* _Goal_: Omit all images. Write out the rest of the material exactly.
Start
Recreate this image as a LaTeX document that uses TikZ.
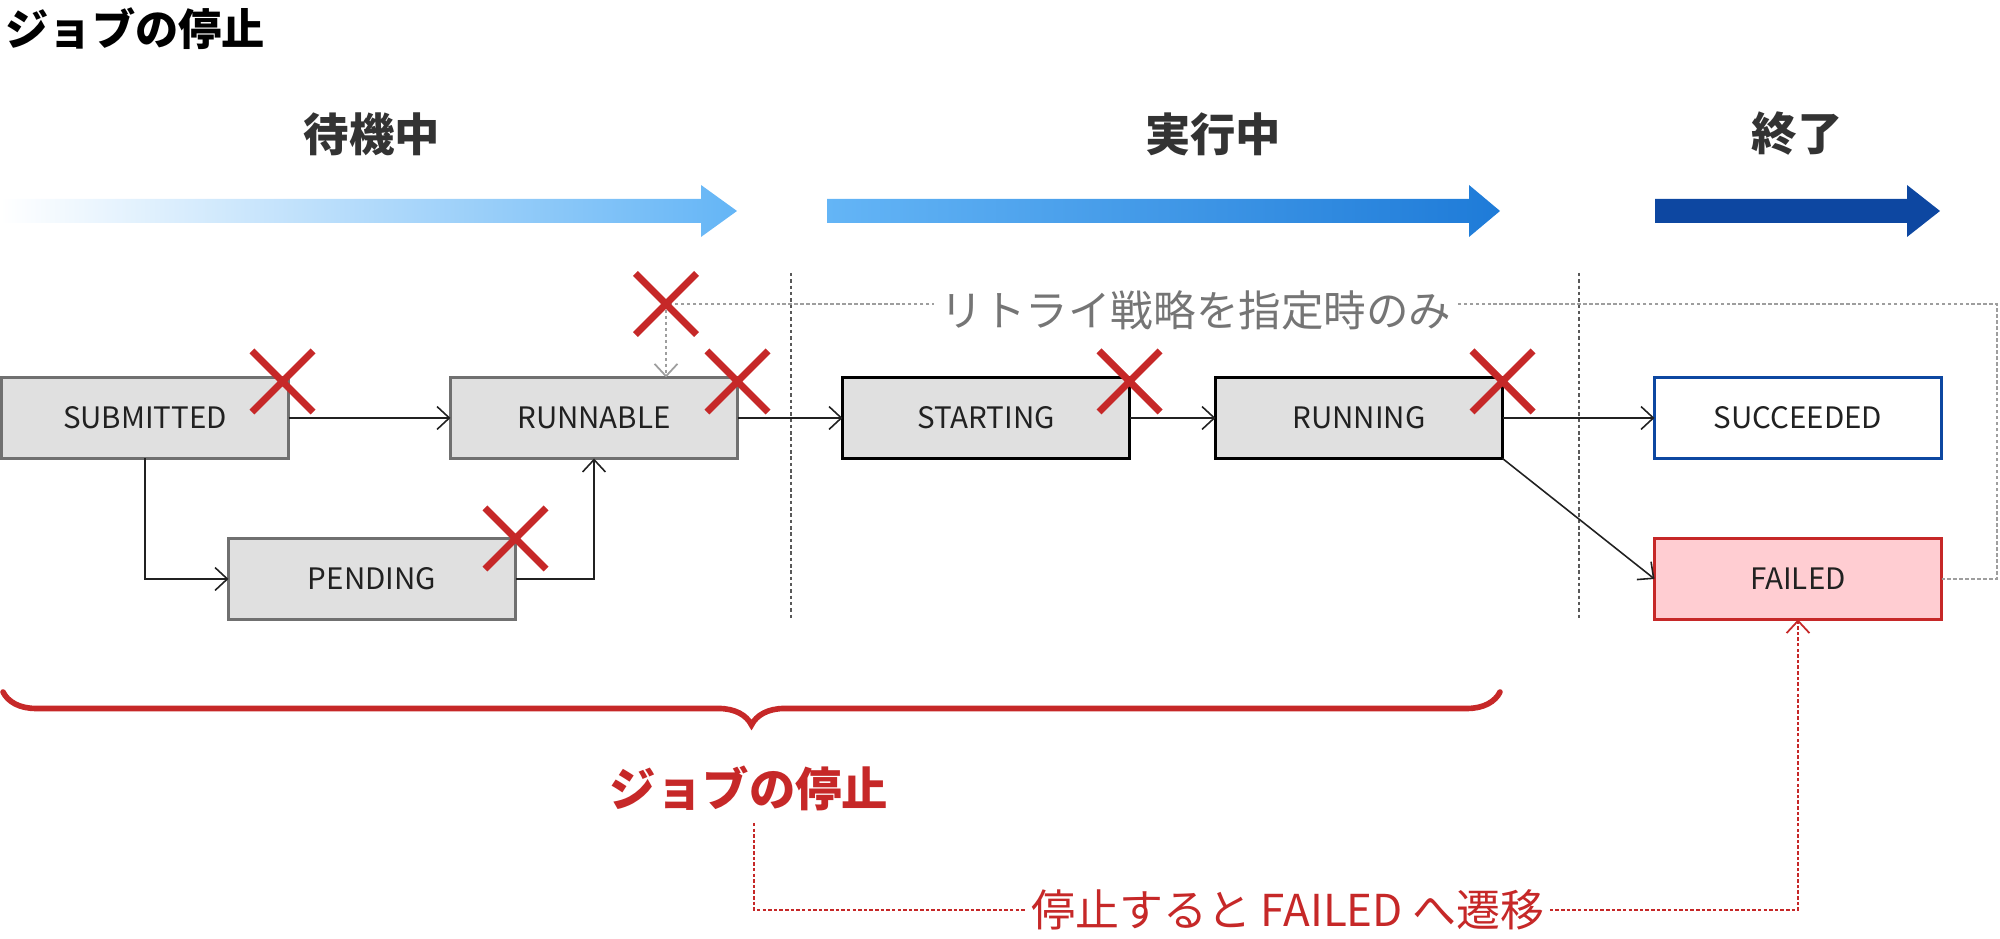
\documentclass[tikz,border=0pt]{standalone}
\usepackage{fontspec}
\setmainfont{Noto Sans CJK JP}
\usepackage{tikz}
\usetikzlibrary{shapes,arrows}
\usetikzlibrary{arrows.meta}
\usetikzlibrary{positioning}
\usetikzlibrary{decorations.pathreplacing}

\definecolor{boxgray}{HTML}{E0E0E0}
\definecolor{edgegray}{HTML}{707070}
\definecolor{stopred}{HTML}{C62828}
\definecolor{failpink}{HTML}{FFCDD2}
\definecolor{doneblue}{HTML}{0D47A1}
\definecolor{lightblue}{HTML}{64B5F6}
\definecolor{midblue}{HTML}{1E7BD8}
\definecolor{labelgray}{HTML}{333333}
\definecolor{retrygray}{HTML}{9E9E9E}
\definecolor{notegray}{HTML}{757575}

\begin{document}
\begin{tikzpicture}[>={Straight Barb[length=3.5pt,width=6.5pt]}, node distance=0.8cm, font=\fontsize{8.4}{10}\selectfont]
	\tikzstyle{waitbox} = [rectangle, minimum width=2.87cm, minimum height=0.81cm, inner sep=0pt, outer sep=0pt, fill=boxgray, draw=edgegray, line width=0.7pt, text=black!87];
	\tikzstyle{runbox} = [waitbox, draw=black, line width=0.9pt];
	\tikzstyle{okbox} = [waitbox, fill=white, draw=doneblue, line width=0.9pt];
	\tikzstyle{ngbox} = [waitbox, fill=failpink, draw=stopred, line width=0.9pt];
	\tikzstyle{stopmark} = [cross out, draw=stopred, line width=2pt, minimum size=0.54cm, inner sep=0pt];
	\tikzstyle{phase} = [text=labelgray, font=\fontsize{12.9}{15}\selectfont\bfseries];
	\tikzstyle{link} = [draw=black!87, line width=0.45pt];
	\tikzstyle{retry} = [draw=retrygray, line width=0.5pt, dash pattern=on 1pt off 0.7pt];
	\tikzstyle{retrynote} = [fill=white, text=notegray, inner xsep=0.07cm, inner ysep=0pt, font=\fontsize{12.1}{14}\selectfont];
	\tikzstyle{phasesep} = [draw=black!65, line width=0.45pt, dash pattern=on 1pt off 0.8pt];
	\tikzstyle{tofail} = [draw=stopred, line width=0.5pt, dash pattern=on 1pt off 0.6pt];
	\tikzstyle{tofailnote} = [fill=white, text=stopred, inner xsep=0.05cm, inner ysep=0pt, font=\fontsize{12.5}{15}\selectfont];

	\useasboundingbox (0,0) rectangle (20,9.39);

	\node [anchor=west, inner sep=0pt, font=\fontsize{12.3}{14}\selectfont\bfseries] (heading) at (0.05,9.10) {ジョブの停止};

	\node [phase] (waiting)  at (3.72,8.05)  {待機中};
	\node [phase] (active)   at (12.13,8.05) {実行中};
	\node [phase] (finished) at (17.97,8.05) {終了};

	\shade [left color=white, right color=lightblue] (0,7.16) -- (7.01,7.16) -- (7.01,7.02) -- (7.37,7.28) -- (7.01,7.54) -- (7.01,7.40) -- (0,7.40) -- cycle;
	\shade [left color=lightblue, right color=midblue] (8.27,7.16) -- (14.69,7.16) -- (14.69,7.02) -- (15.00,7.28) -- (14.69,7.54) -- (14.69,7.40) -- (8.27,7.40) -- cycle;
	\fill [doneblue] (16.55,7.16) -- (19.07,7.16) -- (19.07,7.02) -- (19.40,7.28) -- (19.07,7.54) -- (19.07,7.40) -- (16.55,7.40) -- cycle;

	\draw [phasesep] (7.91,6.66) -- (7.91,3.19);
	\draw [phasesep] (15.79,6.66) -- (15.79,3.19);

	\node [waitbox]                 (submitted) at (1.45,5.21)              {SUBMITTED};
	\node [waitbox]                 (runnable)  [right=1.62cm of submitted] {RUNNABLE};
	\node [waitbox]                 (pending)   at (3.72,3.60)              {PENDING};
	\node [runbox]                  (starting)  [right=1.05cm of runnable]  {STARTING};
	\node [runbox]                  (running)   [right=0.86cm of starting]  {RUNNING};
	\node [okbox]                   (succeeded) [right=1.52cm of running]   {SUCCEEDED};
	\node [ngbox]                   (failed)    [below=0.80cm of succeeded] {FAILED};

	\path [->, link] (submitted) edge (runnable)
	                 (runnable)  edge (starting)
	                 (starting)  edge (running)
	                 (running)   edge (succeeded);
	\draw [->, link] (running.south east) -- (failed.west);
	\draw [->, link] (submitted) |- (pending);
	\draw [->, link] (pending) -| (runnable);

	\coordinate (retrycorner) at (6.66,6.35);
	\draw [retry] (failed.east) -- ++(0.555,0) |- (retrycorner);
	\draw [retry, ->] (retrycorner) -- (runnable.north -| retrycorner);
	\node [retrynote] (retrytext) at (11.96,6.29) {リトライ戦略を指定時のみ};

	\node [stopmark] (stopsubmitted) at ([xshift=-0.06cm, yshift=-0.04cm]submitted.north east) {};
	\node [stopmark] (stoprunnable)  at ([yshift=-0.04cm]runnable.north east) {};
	\node [stopmark] (stoppending)   at (pending.north east) {};
	\node [stopmark] (stopstarting)  at ([yshift=-0.04cm]starting.north east) {};
	\node [stopmark] (stoprunning)   at ([yshift=-0.04cm]running.north east) {};
	\node [stopmark] (stopretry)     at (retrycorner) {};

	\draw [decorate, decoration={brace, mirror, amplitude=0.33cm}, stopred, line width=1.6pt, line cap=round] (0.03,2.47) -- (15.00,2.47);

	\node [text=stopred, font=\fontsize{13.2}{15}\selectfont\bfseries] (stoplabel) at (7.49,1.51) {ジョブの停止};
	\coordinate (turn) at (7.54,0.29);
	\draw [tofail, ->] (stoplabel.south -| turn) -- (turn) -| (failed.south);
	\node [tofailnote] (tofailtext) at (12.88,0.29) {停止すると FAILED へ遷移};
\end{tikzpicture}
\end{document}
End
* _Result for this exercise_:
Recreate this image as a LaTeX document that uses TikZ.
\documentclass[tikz,border=0pt]{standalone}
\usepackage{fontspec}
\setmainfont{Noto Sans CJK JP}
\usepackage{tikz}
\usetikzlibrary{shapes,arrows}
\usetikzlibrary{arrows.meta}
\usetikzlibrary{positioning}
\usetikzlibrary{decorations.pathreplacing}

\definecolor{boxgray}{HTML}{E0E0E0}
\definecolor{edgegray}{HTML}{707070}
\definecolor{stopred}{HTML}{C62828}
\definecolor{failpink}{HTML}{FFCDD2}
\definecolor{doneblue}{HTML}{0D47A1}
\definecolor{lightblue}{HTML}{64B5F6}
\definecolor{midblue}{HTML}{1E7BD8}
\definecolor{labelgray}{HTML}{333333}
\definecolor{retrygray}{HTML}{9E9E9E}
\definecolor{notegray}{HTML}{757575}

\begin{document}
\begin{tikzpicture}[>={Straight Barb[length=3.5pt,width=6.5pt]}, node distance=0.8cm, font=\fontsize{8.4}{10}\selectfont]
	\tikzstyle{waitbox} = [rectangle, minimum width=2.87cm, minimum height=0.81cm, inner sep=0pt, outer sep=0pt, fill=boxgray, draw=edgegray, line width=0.7pt, text=black!87];
	\tikzstyle{runbox} = [waitbox, draw=black, line width=0.9pt];
	\tikzstyle{okbox} = [waitbox, fill=white, draw=doneblue, line width=0.9pt];
	\tikzstyle{ngbox} = [waitbox, fill=failpink, draw=stopred, line width=0.9pt];
	\tikzstyle{stopmark} = [cross out, draw=stopred, line width=2pt, minimum size=0.54cm, inner sep=0pt];
	\tikzstyle{phase} = [text=labelgray, font=\fontsize{12.9}{15}\selectfont\bfseries];
	\tikzstyle{link} = [draw=black!87, line width=0.45pt];
	\tikzstyle{retry} = [draw=retrygray, line width=0.5pt, dash pattern=on 1pt off 0.7pt];
	\tikzstyle{retrynote} = [fill=white, text=notegray, inner xsep=0.07cm, inner ysep=0pt, font=\fontsize{12.1}{14}\selectfont];
	\tikzstyle{phasesep} = [draw=black!65, line width=0.45pt, dash pattern=on 1pt off 0.8pt];
	\tikzstyle{tofail} = [draw=stopred, line width=0.5pt, dash pattern=on 1pt off 0.6pt];
	\tikzstyle{tofailnote} = [fill=white, text=stopred, inner xsep=0.05cm, inner ysep=0pt, font=\fontsize{12.5}{15}\selectfont];

	\useasboundingbox (0,0) rectangle (20,9.39);

	\node [anchor=west, inner sep=0pt, font=\fontsize{12.3}{14}\selectfont\bfseries] (heading) at (0.05,9.10) {ジョブの停止};

	\node [phase] (waiting)  at (3.72,8.05)  {待機中};
	\node [phase] (active)   at (12.13,8.05) {実行中};
	\node [phase] (finished) at (17.97,8.05) {終了};

	\shade [left color=white, right color=lightblue] (0,7.16) -- (7.01,7.16) -- (7.01,7.02) -- (7.37,7.28) -- (7.01,7.54) -- (7.01,7.40) -- (0,7.40) -- cycle;
	\shade [left color=lightblue, right color=midblue] (8.27,7.16) -- (14.69,7.16) -- (14.69,7.02) -- (15.00,7.28) -- (14.69,7.54) -- (14.69,7.40) -- (8.27,7.40) -- cycle;
	\fill [doneblue] (16.55,7.16) -- (19.07,7.16) -- (19.07,7.02) -- (19.40,7.28) -- (19.07,7.54) -- (19.07,7.40) -- (16.55,7.40) -- cycle;

	\draw [phasesep] (7.91,6.66) -- (7.91,3.19);
	\draw [phasesep] (15.79,6.66) -- (15.79,3.19);

	\node [waitbox]                 (submitted) at (1.45,5.21)              {SUBMITTED};
	\node [waitbox]                 (runnable)  [right=1.62cm of submitted] {RUNNABLE};
	\node [waitbox]                 (pending)   at (3.72,3.60)              {PENDING};
	\node [runbox]                  (starting)  [right=1.05cm of runnable]  {STARTING};
	\node [runbox]                  (running)   [right=0.86cm of starting]  {RUNNING};
	\node [okbox]                   (succeeded) [right=1.52cm of running]   {SUCCEEDED};
	\node [ngbox]                   (failed)    [below=0.80cm of succeeded] {FAILED};

	\path [->, link] (submitted) edge (runnable)
	                 (runnable)  edge (starting)
	                 (starting)  edge (running)
	                 (running)   edge (succeeded);
	\draw [->, link] (running.south east) -- (failed.west);
	\draw [->, link] (submitted) |- (pending);
	\draw [->, link] (pending) -| (runnable);

	\coordinate (retrycorner) at (6.66,6.35);
	\draw [retry] (failed.east) -- ++(0.555,0) |- (retrycorner);
	\draw [retry, ->] (retrycorner) -- (runnable.north -| retrycorner);
	\node [retrynote] (retrytext) at (11.96,6.29) {リトライ戦略を指定時のみ};

	\node [stopmark] (stopsubmitted) at ([xshift=-0.06cm, yshift=-0.04cm]submitted.north east) {};
	\node [stopmark] (stoprunnable)  at ([yshift=-0.04cm]runnable.north east) {};
	\node [stopmark] (stoppending)   at (pending.north east) {};
	\node [stopmark] (stopstarting)  at ([yshift=-0.04cm]starting.north east) {};
	\node [stopmark] (stoprunning)   at ([yshift=-0.04cm]running.north east) {};
	\node [stopmark] (stopretry)     at (retrycorner) {};

	\draw [decorate, decoration={brace, mirror, amplitude=0.33cm}, stopred, line width=1.6pt, line cap=round] (0.03,2.47) -- (15.00,2.47);

	\node [text=stopred, font=\fontsize{13.2}{15}\selectfont\bfseries] (stoplabel) at (7.49,1.51) {ジョブの停止};
	\coordinate (turn) at (7.54,0.29);
	\draw [tofail, ->] (stoplabel.south -| turn) -- (turn) -| (failed.south);
	\node [tofailnote] (tofailtext) at (12.88,0.29) {停止すると FAILED へ遷移};
\end{tikzpicture}
\end{document}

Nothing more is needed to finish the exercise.